В «Жар-птице» есть несколько прекрасных стихотворений, причем не все они чужды славянской и народной стихии (напр., мне кажется очень значительным «Стих о величестве солнца», кроме первого двустишия), — но все они стоят в книге как исключения. «Жар-птицы», по ее разрозненным перьям, К. Бальмонт не воссоздал.
1906. 1908.
СТАТЬЯ ЧЕТВЕРТАЯ «ЗЕЛЕНЫЙ ВЕРТОГРАД И ХОРОВОД ВРЕМЕН» [27]
27
Зеленый вертоград. Слова поцелуйные. Книгоизд. «Шиповник», СПб., 1909.— Хоровод времен.

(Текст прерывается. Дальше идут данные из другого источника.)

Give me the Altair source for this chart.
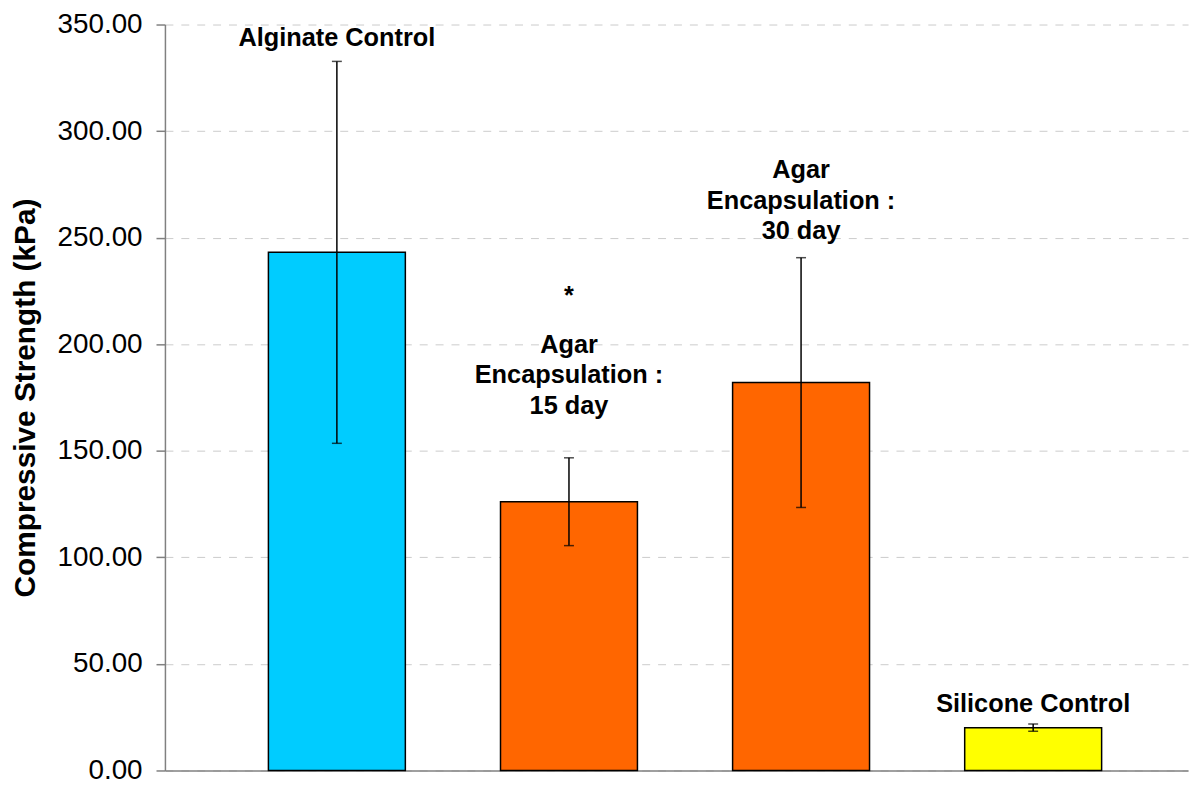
import altair as alt
import pandas as pd

categories = ["Alginate Control", "Agar Encapsulation : 15 day",
              "Agar Encapsulation : 30 day", "Silicone Control"]
means = [243.1, 126.1, 182.0, 20.1]
errors = [89.6, 20.6, 58.6, 1.7]
colors = ["#00CCFF", "#FF6600", "#FF6600", "#FFFF00"]

label_texts = ["Alginate Control", "*", "Agar\nEncapsulation :\n15 day",
               "Agar\nEncapsulation :\n30 day", "Silicone Control"]
label_cats = [categories[0], categories[1], categories[1], categories[2], categories[3]]
label_vals = [340.0, 218.7, 196.1, 278.1, 27.5]

y_ticks = [0, 50, 100, 150, 200, 250, 300, 350]

df = pd.DataFrame({"cat": categories, "mean": means, "err": errors})
df["lo"] = df["mean"] - df["err"]
df["hi"] = df["mean"] + df["err"]
labels = pd.DataFrame({"cat": label_cats, "txt": label_texts, "yv": label_vals})

FONT = "Liberation Sans"
TITLE = "Compressive Strength (kPa)"

xscale = alt.Scale(paddingInner=0.41, paddingOuter=0.409, align=0.545)
xaxis = alt.Axis(labels=False, ticks=False, title=None, grid=False,
                 domainColor="#808080", domainWidth=1.5)
yscale = alt.Scale(domain=[0, 350], nice=False)
yaxis = alt.Axis(values=y_ticks, format=".2f", title=TITLE,
                 labelFont=FONT, labelFontSize=28, labelColor="black",
                 labelPadding=14, tickSize=9, tickColor="#808080", tickWidth=1.5,
                 domainColor="#808080", domainWidth=1.5,
                 titleFont=FONT, titleFontSize=30, titleFontWeight="bold",
                 titleColor="black", titlePadding=17,
                 grid=True, gridColor="#cccccc", gridDash=[8, 8], gridWidth=1)


def xe():
    return alt.X("cat:N", sort=categories, scale=xscale, axis=xaxis)


def ye(field):
    return alt.Y(field, scale=yscale, axis=yaxis, title=TITLE)


bars = alt.Chart(df).mark_bar(stroke="black", strokeWidth=1.5).encode(
    x=xe(),
    y=ye("mean:Q"),
    color=alt.Color("cat:N", scale=alt.Scale(domain=categories, range=colors), legend=None),
)

rules = alt.Chart(df).mark_rule(color="black", strokeWidth=1.5).encode(
    x=xe(),
    y=ye("lo:Q"),
    y2="hi:Q",
)

caps_lo = alt.Chart(df).mark_tick(color="black", thickness=1.5, size=10).encode(
    x=xe(),
    y=ye("lo:Q"),
)
caps_hi = alt.Chart(df).mark_tick(color="black", thickness=1.5, size=10).encode(
    x=xe(),
    y=ye("hi:Q"),
)

text = alt.Chart(labels).mark_text(
    font=FONT, fontSize=25.5, fontWeight="bold", color="black", align="center",
    baseline="alphabetic", lineBreak="\n", lineHeight=31,
).encode(
    x=xe(),
    y=ye("yv:Q"),
    text="txt:N",
)

chart = alt.layer(bars, rules, caps_lo, caps_hi, text).properties(
    width=1030, height=751,
    background="white",
    autosize=alt.AutoSizeParams(type="none"),
    padding={"left": 158, "top": 14, "right": 2, "bottom": 13},
).configure_view(stroke=None)

chart.save("out.html", embed_options={"renderer": "svg", "actions": False})
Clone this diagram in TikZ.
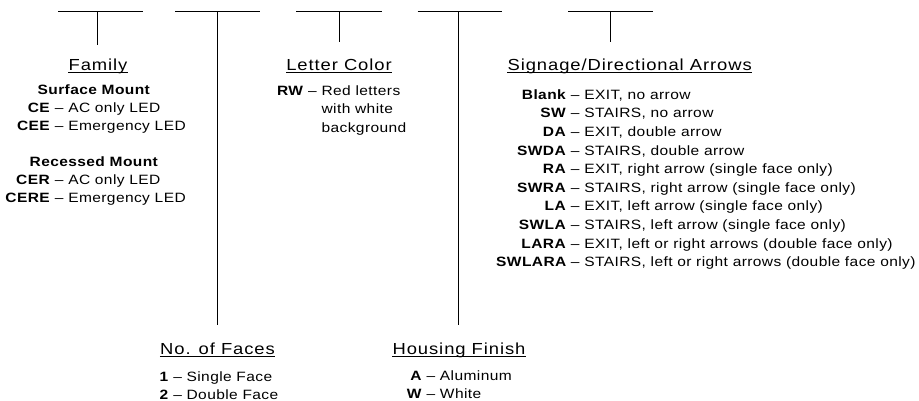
\documentclass[tikz,border=0pt]{standalone}
\usepackage{fontspec}
\usepackage{array}
\setmainfont[FakeStretch=1.15,LetterSpace=3]{Liberation Sans}
\newfontfamily\headfont[FakeStretch=1.15,LetterSpace=5.8]{Liberation Sans}
\newcolumntype{R}[1]{>{\raggedleft\arraybackslash}p{#1}}

\providecommand{\TopBar}[4]{
\coordinate (#1-l) at (#2,11.7);
\coordinate (#1-s) at (#3,11.7);
\coordinate (#1-r) at (#4,11.7);
\draw[rule] (#1-l) -- (#1-r);
}
\providecommand{\HeadLine}[1]{
\draw[rule] ([yshift=-2pt]#1.base west) -- ([yshift=-2pt]#1.base east);
}

\tikzset{
rule/.style={line width=0.9pt,black},
head/.style={anchor=base,inner sep=0pt,font=\headfont\fontsize{16}{18}\selectfont},
codes/.style={anchor=base west,inner sep=0pt}
}

\begin{document}
\begin{tikzpicture}[x=1pt,y=-1pt]
\useasboundingbox (0,0) rectangle (919,401);
\fill[white] (0,0) rectangle (919,401);

\TopBar{fam}{58}{97.7}{143}
\TopBar{face}{175}{217.7}{260}
\TopBar{let}{296}{339}{381.7}
\TopBar{hous}{417.7}{458.3}{501.7}
\TopBar{sig}{568.3}{610.7}{653.3}

\coordinate (fam-e) at (97.7,45);
\coordinate (face-e) at (217.7,325);
\coordinate (let-e) at (339,42);
\coordinate (hous-e) at (458.3,325);
\coordinate (sig-e) at (610.7,42);
\foreach \n in {fam,face,let,hous,sig}
  {\draw[rule] (\n-s) -- (\n-e);}

% headings
\node[head] (famhead) at (98,70.5) {Family};
\node[head] (lethead) at (339,70.5) {Letter Color};
\node[head] (sighead) at (629.7,70.5) {Signage/Directional Arrows};
\node[head] (facehead) at (217.5,354) {No. of Faces};
\node[head] (houshead) at (459,354) {Housing Finish};
\foreach \n in {famhead,lethead,sighead,facehead,houshead}
  {\HeadLine{\n}}

% option lists
\node[codes,font=\fontsize{13.5}{18.1}\selectfont] (famlist) at (2,94.3) {%
\begin{tabular}[t]{@{}R{48pt}@{\ }c@{\ }l@{}}
\multicolumn{3}{@{}c@{}}{\textbf{Surface Mount}}\\
\textbf{CE} & – & AC only LED\\
\textbf{CEE} & – & Emergency LED\\[18.1pt]
\multicolumn{3}{@{}c@{}}{\textbf{Recessed Mount}}\\
\textbf{CER} & – & AC only LED\\
\textbf{CERE} & – & Emergency LED
\end{tabular}};

\node[codes,font=\fontsize{13.5}{18.3}\selectfont] (letlist) at (263.3,95.5) {%
\begin{tabular}[t]{@{}R{40pt}@{\ }c@{\ }l@{}}
\textbf{RW} & – & Red letters\\
 & & with white\\
 & & background
\end{tabular}};

\node[codes,font=\fontsize{13.5}{18.6}\selectfont] (siglist) at (496,99.3) {%
\begin{tabular}[t]{@{}R{70pt}@{\ }c@{\ }l@{}}
\textbf{Blank} & – & EXIT, no arrow\\
\textbf{SW} & – & STAIRS, no arrow\\
\textbf{DA} & – & EXIT, double arrow\\
\textbf{SWDA} & – & STAIRS, double arrow\\
\textbf{RA} & – & EXIT, right arrow (single face only)\\
\textbf{SWRA} & – & STAIRS, right arrow (single face only)\\
\textbf{LA} & – & EXIT, left arrow (single face only)\\
\textbf{SWLA} & – & STAIRS, left arrow (single face only)\\
\textbf{LARA} & – & EXIT, left or right arrows (double face only)\\
\textbf{SWLARA} & – & STAIRS, left or right arrows (double face only)
\end{tabular}};

\node[codes,font=\fontsize{13.5}{18}\selectfont] (facelist) at (159.3,381) {%
\begin{tabular}[t]{@{}l@{}}
\textbf{1} – Single Face\\
\textbf{2} – Double Face
\end{tabular}};

\node[codes,font=\fontsize{13.5}{18.3}\selectfont] (houslist) at (401.7,380) {%
\begin{tabular}[t]{@{}R{20pt}@{\ }c@{\ }l@{}}
\textbf{A} & – & Aluminum\\
\textbf{W} & – & White
\end{tabular}};
\end{tikzpicture}
\end{document}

Книгоизд. «Скорпион», М., 1909.
Я думаю, что каждый, кто действительно любит и ценит поэзию Бальмонта, раскрывал «Зеленый вертоград» не без опасения. Последние книги Бальмонта, в том числе ряд сборников стихов «Злые чары», «Песни мстителя», «Жар-птица», «Птицы в воздухе», могли только огорчить его друзей. Свернув с того пути, по которому он шел раньше и по которому покорно последовала за ним едва ли не вся русская поэзия, Бальмонт в своих новых произведениях ставил себе такие задачи, которые явно не в силах был выполнить. Но с первых страниц «Зеленого вертограда» можно было, с радостью, убедиться, что на этот раз темные опасения не оправдываются. Бальмонт снова нам дал прекрасную книгу.